Does ‘The Stepford Wives’ Remake Downplay Women’s Struggles?
While The Stepford Wives remake does lighten the original film’s message, it also gives the women a happy ending. While many aspects of the remake poke fun at some of the serious issues raised in the original, it’s done so in a way that is self-aware, and more updated to the times. The remake is still a feminist film, but both approach feminist issues in different ways–one uses shock value and hopelessness, and the other uses irony and humor.

The remake reclaims power for the women through Joanna’s professional success and reveals that all of the wives were powerful career women too before being turned. They were judges, lawyers, and best-selling writers, all more significant than 1975 Joanna’s photography hobby. The women’s statuses are elevated in the remake, and inversely, their husbands are all shown as wimpy, useless nobodies. They perfectly embody the stereotypical incel, and that was absolutely Oz’s intention: to imply that men who want dumb, submissive wives with no value outside their bodies are usually weak boneheads. Olivia Wilde expanded on this idea with Don’t Worry Darling, where incel husbands created their own 1950s-themed virtual reality for their unsuspecting wives, kidnapping their minds to be trapped in the men’s manufactured reality. But, needless to say, The Stepford Wives explored it better.
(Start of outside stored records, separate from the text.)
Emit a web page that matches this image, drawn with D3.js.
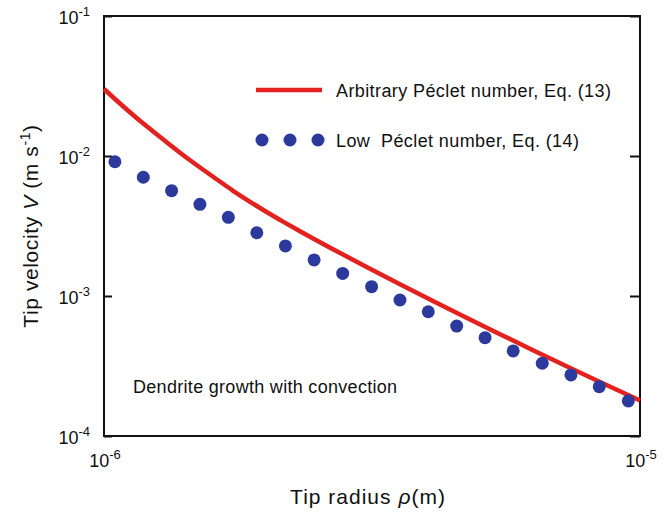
<!DOCTYPE html>
<html>
<head>
<meta charset="utf-8">
<script src="https://cdn.jsdelivr.net/npm/d3@7"></script>
<style>
  body { margin: 0; background: #fff; }
  text { font-family: "Liberation Sans", Arial, sans-serif; fill: #111; }
</style>
</head>
<body>
<div id="chart"></div>
<script>
// tip radius (m) and velocity (m/s)
// arbitrary Peclet number, Eq. (13)
var lineRadius = [1.000e-6, 1.071e-6, 1.133e-6, 1.219e-6, 1.311e-6, 1.404e-6, 1.511e-6, 1.625e-6,
   1.741e-6, 1.873e-6, 2.014e-6, 2.158e-6, 2.321e-6, 2.674e-6, 3.096e-6, 3.566e-6, 4.109e-6,
   4.756e-6, 5.480e-6, 6.315e-6, 7.310e-6, 8.422e-6, 1.000e-5];
var lineVelocity = [3.010e-2, 2.371e-2, 1.963e-2, 1.559e-2, 1.249e-2, 1.017e-2, 8.276e-3, 6.795e-3,
   5.642e-3, 4.709e-3, 3.968e-3, 3.400e-3, 2.903e-3, 2.159e-3, 1.606e-3, 1.214e-3, 9.211e-4,
   6.964e-4, 5.336e-4, 4.101e-4, 3.136e-4, 2.431e-4, 1.793e-4];

// low Peclet number, Eq. (14)
var dotRadius = [1.048e-6, 1.184e-6, 1.337e-6, 1.510e-6, 1.706e-6, 1.928e-6, 2.180e-6, 2.466e-6,
   2.788e-6, 3.157e-6, 3.566e-6, 4.027e-6, 4.550e-6, 5.140e-6, 5.800e-6, 6.571e-6, 7.433e-6, 8.395e-6, 9.510e-6];
var dotVelocity = [9.1e-3, 7.05e-3, 5.65e-3, 4.52e-3, 3.65e-3, 2.83e-3, 2.28e-3, 1.81e-3,
   1.45e-3, 1.165e-3, 9.36e-4, 7.72e-4, 6.1e-4, 5.04e-4, 4.05e-4, 3.31e-4, 2.73e-4, 2.25e-4, 1.78e-4];

var yTicks = [1e-4, 1e-3, 1e-2, 1e-1];
var xTicks = [1e-6, 1e-5];

var svgWidth = 672;
var svgHeight = 520;
var red = "#e3211f";
var blue = "#2b3a9c";

var svg = d3.select("#chart")
   .append("svg")
   .attr("width", svgWidth)
   .attr("height", svgHeight);

var x = d3.scaleLog().domain([1e-6, 1e-5]).range([104, 640]);
var y = d3.scaleLog().domain([1e-4, 1e-1]).range([436, 16]);

// inner tick marks on both sides
svg.append("g")
   .attr("transform", "translate(104,0)")
   .call(d3.axisRight(y).tickValues(yTicks).tickSize(8).tickFormat(""))
   .call(g => g.select(".domain").remove())
   .selectAll("line").attr("stroke", "#111").attr("stroke-width", 2);
svg.append("g")
   .attr("transform", "translate(640,0)")
   .call(d3.axisLeft(y).tickValues(yTicks).tickSize(10).tickFormat(""))
   .call(g => g.select(".domain").remove())
   .selectAll("line").attr("stroke", "#111").attr("stroke-width", 2);

// frame
svg.append("rect")
   .attr("x", 104).attr("y", 16)
   .attr("width", 536).attr("height", 420)
   .attr("fill", "none")
   .attr("stroke", "#111")
   .attr("stroke-width", 2);

// power-of-ten labels
function powLabel(sel, d) {
   var e = Math.round(Math.log10(d));
   sel.append("tspan").text("10");
   sel.append("tspan").attr("dy", -8).attr("font-size", 13).text(e);
}
svg.append("g").selectAll("text")
   .data(yTicks)
   .enter()
   .append("text")
   .attr("x", 90)
   .attr("y", d => y(d) + 8)
   .attr("text-anchor", "end")
   .attr("font-size", 18)
   .each(function (d) { powLabel(d3.select(this), d); });
svg.append("g").selectAll("text")
   .data(xTicks)
   .enter()
   .append("text")
   .attr("x", d => x(d) + 1)
   .attr("y", 467)
   .attr("text-anchor", "middle")
   .attr("font-size", 18)
   .each(function (d) { powLabel(d3.select(this), d); });

// curves
var line = d3.line()
   .x(d => x(d[0]))
   .y(d => y(d[1]))
   .curve(d3.curveMonotoneX);
svg.append("path")
   .datum(d3.zip(lineRadius, lineVelocity))
   .attr("d", line)
   .attr("fill", "none")
   .attr("stroke", red)
   .attr("stroke-width", 4.5);

svg.append("g").selectAll("circle")
   .data(d3.zip(dotRadius, dotVelocity))
   .enter()
   .append("circle")
   .attr("cx", d => x(d[0]))
   .attr("cy", d => y(d[1]))
   .attr("r", 6.5)
   .attr("fill", blue);

// legend
svg.append("line")
   .attr("x1", 256).attr("x2", 322)
   .attr("y1", 90).attr("y2", 90)
   .attr("stroke", red)
   .attr("stroke-width", 4.5);
svg.append("text")
   .attr("x", 336).attr("y", 97)
   .attr("font-size", 18)
   .attr("letter-spacing", 0.4)
   .text("Arbitrary Péclet number, Eq. (13)");
svg.append("g").selectAll("circle")
   .data([262, 290, 318])
   .enter()
   .append("circle")
   .attr("cx", d => d)
   .attr("cy", 140)
   .attr("r", 6.5)
   .attr("fill", blue);
svg.append("text")
   .attr("x", 336).attr("y", 147)
   .attr("font-size", 18)
   .attr("letter-spacing", 0.4)
   .attr("xml:space", "preserve")
   .text("Low  Péclet number, Eq. (14)");

svg.append("text")
   .attr("x", 133).attr("y", 393)
   .attr("font-size", 18)
   .attr("letter-spacing", 0.3)
   .text("Dendrite growth with convection");

// axis titles
var xTitle = svg.append("text")
   .attr("x", 368).attr("y", 504)
   .attr("text-anchor", "middle")
   .attr("font-size", 21)
   .attr("letter-spacing", 1);
xTitle.append("tspan").text("Tip radius ");
xTitle.append("tspan").attr("font-style", "italic").text("ρ");
xTitle.append("tspan").text("(m)");

var yTitle = svg.append("text")
   .attr("transform", "translate(38,226) rotate(-90)")
   .attr("text-anchor", "middle")
   .attr("font-size", 21)
   .attr("letter-spacing", 0.6)
   .attr("xml:space", "preserve");
yTitle.append("tspan").text("Tip velocity ");
yTitle.append("tspan").attr("font-style", "italic").text("V");
yTitle.append("tspan").text(" (m s");
yTitle.append("tspan").attr("dy", -8).attr("font-size", 14).text("-1");
yTitle.append("tspan").attr("dy", 8).text(")");
</script>
</body>
</html>
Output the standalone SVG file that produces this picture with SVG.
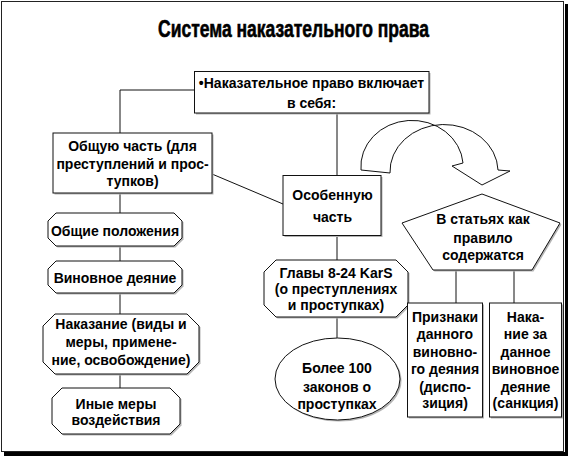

The ending of The Stepford Wives remake only gets more positive. The wives revert to normal just in time to release their wrath against their husbands. Unlike the original, the husbands pay for what they did and are forced to stay in Stepford under “town” arrest, performing the errands, cooking, and cleaning duties they had imposed on their wives. In the end, both movies serve different purposes. If the audience wants to be transported back to the ’70s to understand the gender disparities at the time and why women fought so hard for equality, the original is the best option. If they want to be entertained and kick back with some wine and charcuterie while still getting a blast of feminism, the remake is the perfect fit.